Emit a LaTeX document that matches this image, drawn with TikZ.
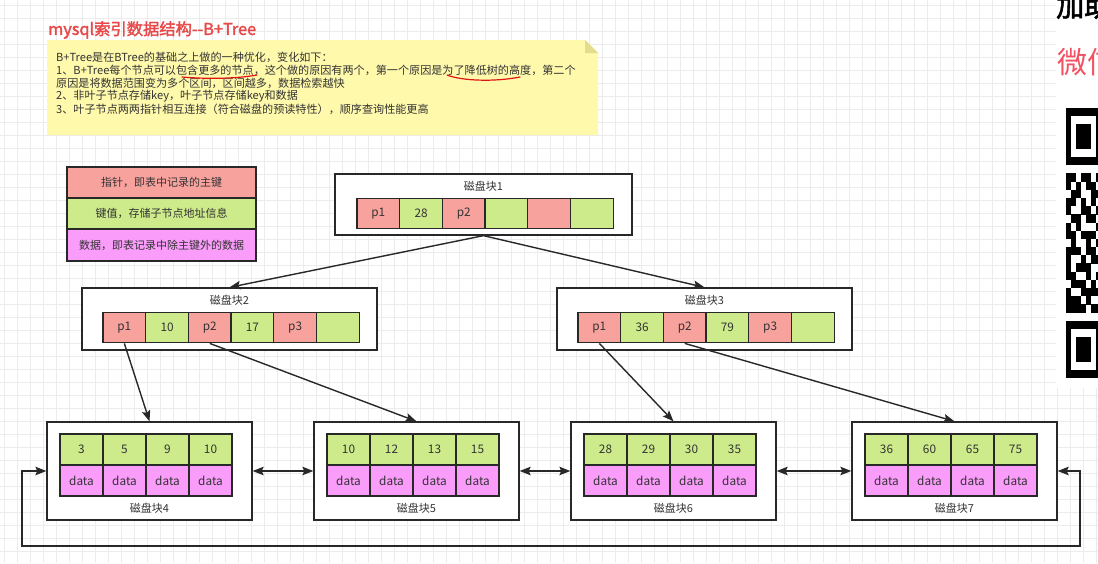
\documentclass[tikz,border=0pt]{standalone}
\usepackage{fontspec}
\setmainfont{Noto Sans CJK SC}
\newfontfamily\boldcjk[FakeBold=2]{Noto Sans CJK SC}
\usetikzlibrary{arrows.meta}
\definecolor{redc}{RGB}{248,162,158}
\definecolor{greenc}{RGB}{205,235,139}
\definecolor{pinkc}{RGB}{250,156,250}
\definecolor{linec}{RGB}{40,40,40}
\definecolor{textc}{RGB}{51,51,51}
\definecolor{notec}{RGB}{255,249,172}
\definecolor{foldc}{RGB}{226,220,140}
\definecolor{titlec}{RGB}{232,72,72}
\definecolor{wxc}{RGB}{242,82,98}
\definecolor{gridc}{RGB}{236,236,236}
\definecolor{ulinec}{RGB}{225,20,20}
\begin{document}
\begin{tikzpicture}[x=1pt,y=-1pt,
  box/.style={draw=linec,fill=white,line width=1.3pt,inner sep=0pt},
  cell/.style={draw=linec,line width=1.3pt,minimum width=42.7pt,minimum height=30.5pt,inner sep=0pt,text=textc,font=\fontsize{11.8}{13}\selectfont},
  lcell/.style={cell,minimum width=43pt,minimum height=31pt},
  lbl/.style={text=textc,inner sep=0pt,font=\fontsize{11}{13}\selectfont},
  notetxt/.style={text=textc,inner sep=0pt,anchor=west,font=\fontsize{11.1}{13}\selectfont},
  legend/.style={draw=linec,line width=1.3pt,minimum width=189pt,inner sep=0pt,text=textc,font=\fontsize{11}{13}\selectfont},
  conn/.style={draw=linec,line width=1.4pt,-{Stealth[length=11pt,width=8.5pt,inset=2pt]}},
  dbl/.style={draw=linec,line width=1.4pt,{Stealth[length=11pt,width=8.5pt,inset=2pt]}-{Stealth[length=11pt,width=8.5pt,inset=2pt]}},
  uline/.style={draw=ulinec,line width=1.2pt,line cap=round},
  qr/.style={fill=black}
]
\useasboundingbox (0,0) rectangle (1098,563);
\clip (0,0) rectangle (1098,563);
\fill[white] (0,0) rectangle (1098,563);
% background grid
\foreach \x in {4,17,...,1098} \draw[gridc,line width=0.6pt] (\x,0) -- (\x,563);
\foreach \y in {5,18,...,563} \draw[gridc,line width=0.6pt] (0,\y) -- (1098,\y);

% title
\node[anchor=west,inner sep=0pt,text=titlec,font=\boldcjk\fontsize{16.3}{18}\selectfont] (title) at (48,30) {mysql索引数据结构--B+Tree};

% note
\fill[notec] (47,40) -- (585,40) -- (598,53) -- (598,135) -- (47,135) -- cycle;
\fill[foldc] (585,40) -- (585,53) -- (598,53) -- cycle;
\node[notetxt] (n1) at (56,57) {B+Tree是在BTree的基础之上做的一种优化，变化如下：};
\node[notetxt] (n2) at (56,70) {1、B+Tree每个节点可以包含更多的节点，这个做的原因有两个，第一个原因是为了降低树的高度，第二个};
\node[notetxt] (n3) at (56,83) {原因是将数据范围变为多个区间，区间越多，数据检索越快};
\node[notetxt] (n4) at (56,96) {2、非叶子节点存储key，叶子节点存储key和数据};
\node[notetxt] (n5) at (56,109) {3、叶子节点两两指针相互连接（符合磁盘的预读特性），顺序查询性能更高};
\draw[uline] (182,77) .. controls (205,79) and (235,79) .. (257,75);
\draw[uline] (447,75) .. controls (462,81) and (495,82) .. (520,77);

% legend
\node[legend,fill=redc,minimum height=31pt] (lg1) at (161.5,182.5) {指针，即表中记录的主键};
\node[legend,fill=greenc,minimum height=31pt] (lg2) at (161.5,213.5) {键值，存储子节点地址信息};
\node[legend,fill=pinkc,minimum height=32pt] (lg3) at (161.5,245) {数据，即表记录中除主键外的数据};

% root block
\node[box,minimum width=297pt,minimum height=61pt] (root) at (483.5,204.5) {};
\node[lbl] (rootlbl) at (483.5,186) {磁盘块1};
\foreach \i/\t/\c in {1/p1/redc,2/28/greenc,3/p2/redc,4//greenc,5//redc,6//greenc}
  \node[cell,fill=\c] (r\i) at ({357+42.7*(\i-0.5)},213.5) {\t};

% block 2
\node[box,minimum width=295pt,minimum height=62pt] (b2) at (229.5,319) {};
\node[lbl] (b2lbl) at (229.5,300) {磁盘块2};
\foreach \i/\t/\c in {1/p1/redc,2/10/greenc,3/p2/redc,4/17/greenc,5/p3/redc,6//greenc}
  \node[cell,fill=\c] (b2c\i) at ({103+42.7*(\i-0.5)},327.5) {\t};

% block 3
\node[box,minimum width=295pt,minimum height=62pt] (b3) at (704.5,319) {};
\node[lbl] (b3lbl) at (704.5,300) {磁盘块3};
\foreach \i/\t/\c in {1/p1/redc,2/36/greenc,3/p2/redc,4/79/greenc,5/p3/redc,6//greenc}
  \node[cell,fill=\c] (b3c\i) at ({578+42.7*(\i-0.5)},327.5) {\t};

% leaf blocks
\foreach \n/\x/\ka/\kb/\kc/\kd in {4/47/3/5/9/10,5/314/10/12/13/15,6/571/28/29/30/35,7/852/36/60/65/75}{
  \node[box,minimum width=205pt,minimum height=98pt] (b\n) at ({\x+102.5},471) {};
  \node[lbl] (b\n lbl) at ({\x+102.5},508) {磁盘块\n};
  \foreach \i/\k in {1/\ka,2/\kb,3/\kc,4/\kd}{
    \node[lcell,fill=greenc] (b\n k\i) at ({\x+13+43*(\i-0.5)},449.5) {\k};
    \node[lcell,fill=pinkc] (b\n d\i) at ({\x+13+43*(\i-0.5)},480.5) {data};
  }
}

% tree connectors
\draw[conn] (root.south) -- (b2.north);
\draw[conn] (root.south) -- (b3.north);
\draw[conn] (b2c1.south) -- (b4.north);
\draw[conn] (b2c3.south) -- (b5.north);
\draw[conn] (b3c1.south) -- (b6.north);
\draw[conn] (b3c3.south) -- (b7.north);

% leaf links
\draw[dbl] (b4.east) -- (b5.west);
\draw[dbl] (b5.east) -- (b6.west);
\draw[dbl] (b6.east) -- (b7.west);
\coordinate (loopL) at (22,546);
\coordinate (loopR) at (1080,546);
\draw[dbl] (b4.west) -| (loopL) -- (loopR) |- (b7.east);

% right edge (cropped overlay)
\fill[white] (1056,0) rectangle (1098,388);
\node[anchor=west,inner sep=0pt,text=black,font=\boldcjk\fontsize{28}{30}\selectfont] (jia) at (1056,6) {加助};
\node[anchor=west,inner sep=0pt,text=wxc,font=\fontsize{30}{32}\selectfont] (wx) at (1057,62) {微信};
% QR code fragment
\fill[qr] (1066,108) rectangle ++(35,57.26);
\fill[white] (1071,116.18) rectangle ++(25,40.9);
\fill[qr] (1076,124.36) rectangle ++(15,24.54);
\fill[qr] (1066,320.68) rectangle ++(35,57.26);
\fill[white] (1071,328.86) rectangle ++(25,40.9);
\fill[qr] (1076,337.04) rectangle ++(15,24.54);
\foreach \r/\cs in {8/{0,1,3,4,6},9/{0,2,4,5},10/{1,2,5,6},11/{0,1,3,5},12/{0,3,4,6},13/{1,2,4,5},14/{0,2,6},15/{0,1,3,4,5},16/{1,4,6},17/{0,1,2,4,5},18/{0,3,5,6},19/{0,2,3,4},20/{0,1,4,6},21/{1,2,3,5},22/{0,3,4,5,6},23/{0,1,2,4},24/{0,1,2,3,5,6}}
  \foreach \c in \cs \fill[qr] ({1066+5*\c},{108+8.18*\r}) rectangle ++(5.2,8.4);
\end{tikzpicture}
\end{document}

____

Except for the pictures, print the data above exactly.

Exercise result.
Emit a LaTeX document that matches this image, drawn with TikZ.
\documentclass[tikz,border=0pt]{standalone}
\usepackage{fontspec}
\setmainfont{Noto Sans CJK SC}
\newfontfamily\boldcjk[FakeBold=2]{Noto Sans CJK SC}
\usetikzlibrary{arrows.meta}
\definecolor{redc}{RGB}{248,162,158}
\definecolor{greenc}{RGB}{205,235,139}
\definecolor{pinkc}{RGB}{250,156,250}
\definecolor{linec}{RGB}{40,40,40}
\definecolor{textc}{RGB}{51,51,51}
\definecolor{notec}{RGB}{255,249,172}
\definecolor{foldc}{RGB}{226,220,140}
\definecolor{titlec}{RGB}{232,72,72}
\definecolor{wxc}{RGB}{242,82,98}
\definecolor{gridc}{RGB}{236,236,236}
\definecolor{ulinec}{RGB}{225,20,20}
\begin{document}
\begin{tikzpicture}[x=1pt,y=-1pt,
  box/.style={draw=linec,fill=white,line width=1.3pt,inner sep=0pt},
  cell/.style={draw=linec,line width=1.3pt,minimum width=42.7pt,minimum height=30.5pt,inner sep=0pt,text=textc,font=\fontsize{11.8}{13}\selectfont},
  lcell/.style={cell,minimum width=43pt,minimum height=31pt},
  lbl/.style={text=textc,inner sep=0pt,font=\fontsize{11}{13}\selectfont},
  notetxt/.style={text=textc,inner sep=0pt,anchor=west,font=\fontsize{11.1}{13}\selectfont},
  legend/.style={draw=linec,line width=1.3pt,minimum width=189pt,inner sep=0pt,text=textc,font=\fontsize{11}{13}\selectfont},
  conn/.style={draw=linec,line width=1.4pt,-{Stealth[length=11pt,width=8.5pt,inset=2pt]}},
  dbl/.style={draw=linec,line width=1.4pt,{Stealth[length=11pt,width=8.5pt,inset=2pt]}-{Stealth[length=11pt,width=8.5pt,inset=2pt]}},
  uline/.style={draw=ulinec,line width=1.2pt,line cap=round},
  qr/.style={fill=black}
]
\useasboundingbox (0,0) rectangle (1098,563);
\clip (0,0) rectangle (1098,563);
\fill[white] (0,0) rectangle (1098,563);
% background grid
\foreach \x in {4,17,...,1098} \draw[gridc,line width=0.6pt] (\x,0) -- (\x,563);
\foreach \y in {5,18,...,563} \draw[gridc,line width=0.6pt] (0,\y) -- (1098,\y);

% title
\node[anchor=west,inner sep=0pt,text=titlec,font=\boldcjk\fontsize{16.3}{18}\selectfont] (title) at (48,30) {mysql索引数据结构--B+Tree};

% note
\fill[notec] (47,40) -- (585,40) -- (598,53) -- (598,135) -- (47,135) -- cycle;
\fill[foldc] (585,40) -- (585,53) -- (598,53) -- cycle;
\node[notetxt] (n1) at (56,57) {B+Tree是在BTree的基础之上做的一种优化，变化如下：};
\node[notetxt] (n2) at (56,70) {1、B+Tree每个节点可以包含更多的节点，这个做的原因有两个，第一个原因是为了降低树的高度，第二个};
\node[notetxt] (n3) at (56,83) {原因是将数据范围变为多个区间，区间越多，数据检索越快};
\node[notetxt] (n4) at (56,96) {2、非叶子节点存储key，叶子节点存储key和数据};
\node[notetxt] (n5) at (56,109) {3、叶子节点两两指针相互连接（符合磁盘的预读特性），顺序查询性能更高};
\draw[uline] (182,77) .. controls (205,79) and (235,79) .. (257,75);
\draw[uline] (447,75) .. controls (462,81) and (495,82) .. (520,77);

% legend
\node[legend,fill=redc,minimum height=31pt] (lg1) at (161.5,182.5) {指针，即表中记录的主键};
\node[legend,fill=greenc,minimum height=31pt] (lg2) at (161.5,213.5) {键值，存储子节点地址信息};
\node[legend,fill=pinkc,minimum height=32pt] (lg3) at (161.5,245) {数据，即表记录中除主键外的数据};

% root block
\node[box,minimum width=297pt,minimum height=61pt] (root) at (483.5,204.5) {};
\node[lbl] (rootlbl) at (483.5,186) {磁盘块1};
\foreach \i/\t/\c in {1/p1/redc,2/28/greenc,3/p2/redc,4//greenc,5//redc,6//greenc}
  \node[cell,fill=\c] (r\i) at ({357+42.7*(\i-0.5)},213.5) {\t};

% block 2
\node[box,minimum width=295pt,minimum height=62pt] (b2) at (229.5,319) {};
\node[lbl] (b2lbl) at (229.5,300) {磁盘块2};
\foreach \i/\t/\c in {1/p1/redc,2/10/greenc,3/p2/redc,4/17/greenc,5/p3/redc,6//greenc}
  \node[cell,fill=\c] (b2c\i) at ({103+42.7*(\i-0.5)},327.5) {\t};

% block 3
\node[box,minimum width=295pt,minimum height=62pt] (b3) at (704.5,319) {};
\node[lbl] (b3lbl) at (704.5,300) {磁盘块3};
\foreach \i/\t/\c in {1/p1/redc,2/36/greenc,3/p2/redc,4/79/greenc,5/p3/redc,6//greenc}
  \node[cell,fill=\c] (b3c\i) at ({578+42.7*(\i-0.5)},327.5) {\t};

% leaf blocks
\foreach \n/\x/\ka/\kb/\kc/\kd in {4/47/3/5/9/10,5/314/10/12/13/15,6/571/28/29/30/35,7/852/36/60/65/75}{
  \node[box,minimum width=205pt,minimum height=98pt] (b\n) at ({\x+102.5},471) {};
  \node[lbl] (b\n lbl) at ({\x+102.5},508) {磁盘块\n};
  \foreach \i/\k in {1/\ka,2/\kb,3/\kc,4/\kd}{
    \node[lcell,fill=greenc] (b\n k\i) at ({\x+13+43*(\i-0.5)},449.5) {\k};
    \node[lcell,fill=pinkc] (b\n d\i) at ({\x+13+43*(\i-0.5)},480.5) {data};
  }
}

% tree connectors
\draw[conn] (root.south) -- (b2.north);
\draw[conn] (root.south) -- (b3.north);
\draw[conn] (b2c1.south) -- (b4.north);
\draw[conn] (b2c3.south) -- (b5.north);
\draw[conn] (b3c1.south) -- (b6.north);
\draw[conn] (b3c3.south) -- (b7.north);

% leaf links
\draw[dbl] (b4.east) -- (b5.west);
\draw[dbl] (b5.east) -- (b6.west);
\draw[dbl] (b6.east) -- (b7.west);
\coordinate (loopL) at (22,546);
\coordinate (loopR) at (1080,546);
\draw[dbl] (b4.west) -| (loopL) -- (loopR) |- (b7.east);

% right edge (cropped overlay)
\fill[white] (1056,0) rectangle (1098,388);
\node[anchor=west,inner sep=0pt,text=black,font=\boldcjk\fontsize{28}{30}\selectfont] (jia) at (1056,6) {加助};
\node[anchor=west,inner sep=0pt,text=wxc,font=\fontsize{30}{32}\selectfont] (wx) at (1057,62) {微信};
% QR code fragment
\fill[qr] (1066,108) rectangle ++(35,57.26);
\fill[white] (1071,116.18) rectangle ++(25,40.9);
\fill[qr] (1076,124.36) rectangle ++(15,24.54);
\fill[qr] (1066,320.68) rectangle ++(35,57.26);
\fill[white] (1071,328.86) rectangle ++(25,40.9);
\fill[qr] (1076,337.04) rectangle ++(15,24.54);
\foreach \r/\cs in {8/{0,1,3,4,6},9/{0,2,4,5},10/{1,2,5,6},11/{0,1,3,5},12/{0,3,4,6},13/{1,2,4,5},14/{0,2,6},15/{0,1,3,4,5},16/{1,4,6},17/{0,1,2,4,5},18/{0,3,5,6},19/{0,2,3,4},20/{0,1,4,6},21/{1,2,3,5},22/{0,3,4,5,6},23/{0,1,2,4},24/{0,1,2,3,5,6}}
  \foreach \c in \cs \fill[qr] ({1066+5*\c},{108+8.18*\r}) rectangle ++(5.2,8.4);
\end{tikzpicture}
\end{document}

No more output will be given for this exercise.